Have you ever been to an art show or art auction? I have been to a handful of art shows and exhibitions in recent years. Though I have never been to a professional auction. On the other hand I have been to four art auctions at my children’s school. A little over seven days ago a special annual art event was held at my son’s school. It was somewhat pleasant even though the kids made a ruckus. Dozens of families attended to see what their little artists had provided in what was indeed a treat of artistic expression. Now you have to remember these temperamental artists were aged between six and twelve, so if you thought you were going to see a Raphael or Monet I am afraid you are sadly mistaken. It’s not to say these kids can’t be the next great modern artist, you just have to set your expectation a little lower to start. However, there were definitely some wonderful paintings, collages, and textiles on display.
On the night my wife feverishly walked around avoiding that kid in school that everyone dislikes, who constantly picks their nose or shrieks with excitement. At the same time she was obliged to humour our son, parents and teachers about the wonderful job the children did this year. Armed with a ‘sold’ sticker in her hand, we were also required to find our son’s art work and buy it! Yes, a gold coin donation pretty much did it. Our first experience as art buyers! (I boycotted buying art work in all of my previously attended shows. The reason being because firstly you have to pay a family fee to get into the school art show, then you have to buy the ‘sold’ stickers, then there is food and drink on offer to buy, in order to stop your own child from nagging you to death, whom by the way you already fed at home. Apologies I needed to get that off my chest.)
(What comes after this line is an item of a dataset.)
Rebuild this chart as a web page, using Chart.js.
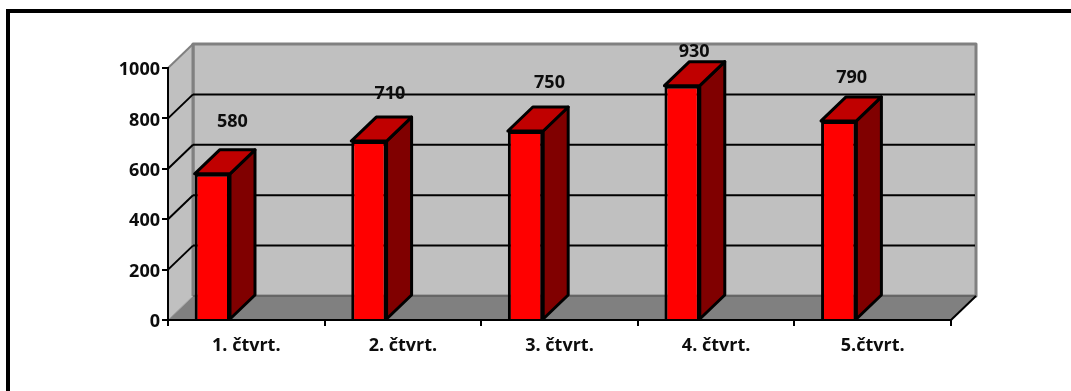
<!DOCTYPE html>
<html lang="en">
<head>
    <meta charset="UTF-8">
    <title>Čtvrtletí</title>
    <style>
        html, body {
            margin: 0;
            padding: 0;
            background: #fff;
            overflow: hidden;
        }
        .frame {
            position: absolute;
            left: 6px;
            top: 9px;
            right: 0;
            bottom: 0;
            border-left: 4px solid #000;
            border-top: 4px solid #000;
        }
        canvas {
            position: absolute;
            left: 0;
            top: 0;
        }
    </style>
    <script src="https://cdn.jsdelivr.net/npm/chart.js"></script>
</head>
<body>
    <div class="frame"></div>
    <canvas id="quarterChart" width="1071" height="391"></canvas>

    <script>
        const categories = ['1. čtvrt.', '2. čtvrt.', '3. čtvrt.', '4. čtvrt.', '5.čtvrt.'];
        const seriesValues = [580, 710, 750, 930, 790];
        // empty second series, it keeps the bars on the left half of each category
        const emptySeries = [null, null, null, null, null];
        const yTicks = [0, 200, 400, 600, 800, 1000];

        // labels were placed by hand, so each has its own shift from the bar top
        const labelShiftX = [20, 21, 24, 12, 13];
        const labelShiftY = [52, 47, 48, 34, 43];

        // 3D offset of the back wall, px
        const depthX = 25;
        const depthY = 24;

        function poly(ctx, pts, fill, stroke, width) {
            ctx.beginPath();
            pts.forEach((p, i) => i ? ctx.lineTo(p[0], p[1]) : ctx.moveTo(p[0], p[1]));
            ctx.closePath();
            if (fill) {
                ctx.fillStyle = fill;
                ctx.fill();
            }
            if (stroke) {
                ctx.strokeStyle = stroke;
                ctx.lineWidth = width;
                ctx.lineJoin = 'round';
                ctx.stroke();
            }
        }

        function line(ctx, x1, y1, x2, y2, color, width) {
            ctx.beginPath();
            ctx.moveTo(x1, y1);
            ctx.lineTo(x2, y2);
            ctx.strokeStyle = color;
            ctx.lineWidth = width;
            ctx.stroke();
        }

        // Walls, floor and grid of the 3D box
        const boxPlugin = {
            id: 'box',
            beforeDraw(chart) {
                const ctx = chart.ctx;
                const a = chart.chartArea;
                const y = chart.scales.y;
                const backL = a.left + depthX;
                const backR = a.right + depthX;
                const backT = a.top - depthY;
                const backB = a.bottom - depthY;
                ctx.save();
                // back wall
                poly(ctx, [[backL, backT], [backR, backT], [backR, backB], [backL, backB]], '#c0c0c0', '#808080', 3);
                // side wall
                poly(ctx, [[a.left, a.top], [backL, backT], [backL, backB], [a.left, a.bottom]], '#c0c0c0');
                line(ctx, a.left, a.top, backL, backT, '#808080', 2);
                line(ctx, backL, backT, backL, backB, '#808080', 3);
                // floor
                poly(ctx, [[a.left, a.bottom], [backL, backB], [backR, backB], [a.right, a.bottom]], '#808080');
                line(ctx, backL, backB, backR, backB, '#666', 2);
                line(ctx, a.left, a.bottom, backL, backB, '#a0a0a0', 1);
                line(ctx, a.right, a.bottom, backR, backB, '#000', 2);
                // grid lines around the corner of the box
                y.ticks.forEach(t => {
                    if (t.value === 0 || t.value === 1000) return;
                    const py = y.getPixelForValue(t.value);
                    line(ctx, a.left, py, backL, py - depthY, '#000', 2);
                    line(ctx, backL, py - depthY, backR - 1, py - depthY, '#000', 2);
                });
                ctx.restore();
            },
            // side and top face of every bar, behind the red front from the dataset
            beforeDatasetsDraw(chart) {
                const ctx = chart.ctx;
                ctx.save();
                chart.getDatasetMeta(0).data.forEach(bar => {
                    const l = bar.x - bar.width / 2;
                    const r = bar.x + bar.width / 2;
                    poly(ctx, [[r, bar.y], [r + depthX, bar.y - depthY], [r + depthX, bar.base - depthY], [r, bar.base]],
                        '#800000', '#000', 3);
                    poly(ctx, [[l, bar.y], [l + depthX, bar.y - depthY], [r + depthX, bar.y - depthY], [r, bar.y]],
                        '#c00000', '#000', 3);
                });
                ctx.restore();
            },
            // value labels
            afterDatasetsDraw(chart) {
                const ctx = chart.ctx;
                ctx.save();
                ctx.font = 'bold 18px "Open Sans"';
                ctx.fillStyle = '#0d0d0d';
                ctx.textAlign = 'center';
                ctx.textBaseline = 'middle';
                chart.getDatasetMeta(0).data.forEach((bar, i) => {
                    ctx.fillText(seriesValues[i], bar.x + labelShiftX[i], bar.y - labelShiftY[i]);
                });
                ctx.restore();
            }
        };

        const ctx = document.getElementById('quarterChart').getContext('2d');
        new Chart(ctx, {
            type: 'bar',
            data: {
                labels: categories,
                datasets: [{
                    data: seriesValues,
                    backgroundColor: '#ff0000',
                    borderColor: '#000',
                    borderWidth: 3,
                    categoryPercentage: 0.868,
                    barPercentage: 0.52
                }, {
                    data: emptySeries,
                    categoryPercentage: 0.868,
                    barPercentage: 0.52
                }]
            },
            options: {
                responsive: false,
                animation: false,
                layout: {
                    padding: { top: 68, right: 120 }
                },
                plugins: {
                    legend: { display: false },
                    tooltip: { enabled: false }
                },
                scales: {
                    x: {
                        afterFit(scale) { scale.height = 71; },
                        border: { color: '#000', width: 2 },
                        grid: {
                            drawOnChartArea: false,
                            color: '#000',
                            lineWidth: 2,
                            tickLength: 6
                        },
                        ticks: {
                            color: '#0d0d0d',
                            font: { family: 'Open Sans', weight: 'bold', size: 18 },
                            maxRotation: 0,
                            padding: 9
                        }
                    },
                    y: {
                        min: 0,
                        max: 1000,
                        afterFit(scale) { scale.width = 168; },
                        afterBuildTicks(scale) {
                            scale.ticks = yTicks.map(v => ({ value: v }));
                        },
                        border: { color: '#000', width: 2 },
                        grid: {
                            drawOnChartArea: false,
                            color: '#000',
                            lineWidth: 2,
                            tickLength: 6
                        },
                        ticks: {
                            color: '#0d0d0d',
                            font: { family: 'Open Sans', weight: 'bold', size: 18 },
                            padding: 2,
                            labelOffset: 2,
                            callback: v => String(v)
                        }
                    }
                }
            },
            plugins: [boxPlugin]
        });
    </script>
</body>
</html>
After we slapped on the ‘sold’ sticker I began to reminisce about the only other time I came very close to purchasing ‘real’ art (and not your framed prints) by Australian artist Pro Hart. Then I wondered whether art critics would ‘love to hate’ this crop of would-be artists at my son’s school, as much as they ‘love to hate’ Pro Hart? Critics should tell aspiring artists that “If you are looking to be successful and make a career out of art, don’t bother. We will tear you down and compare you to the greats !” I guess being a commercial success is a no-no? The exception to the rule has to be Andy Warhol, right? By the way Andy Warhol art is up for grabs in November this year at Christies auctions. Portraits of Elvis Presley and Marlon Brando are expected to fetch a combined $US 130 million. Absolutely insane!
Nonetheless, I have transgressed off topic and must tell you that after we found our son’s artwork, we were pleasantly surprised. Wonderful I thought ! At the risk of sounding like an idiot, I asked my son what did his painting represent? He looked at me with a hint of contempt and said whatever dad. Ah, spoken like a true ten-year old artist.
I love art but I am not always a good judge at knowing the difference between good and bad art in the strictest sense. However I know what I do and I don’t like. I definitely appreciate the effort that my son and his peers put into their artwork. Some other people may disagree, as might those pretentious art experts. I always say that you can’t trust an art expert for their opinion when it is often hard enough understanding them. Art is (to me) a means of expression and communication. If it is interesting, haunting, disturbing or beautiful, then anyone including my son has achieved as an artist.
By the way, I enquired overnight whether I could get my son’s art work onto the ‘for sale’ list at one of those professional auction houses. They politely frowned at me. They must have sensed my disappointment and decided to offer to buy my son’s artwork at double the price for what I payed for it. By now I had come to my senses and passed on their offer. “Come on” I said, “It’s priceless!”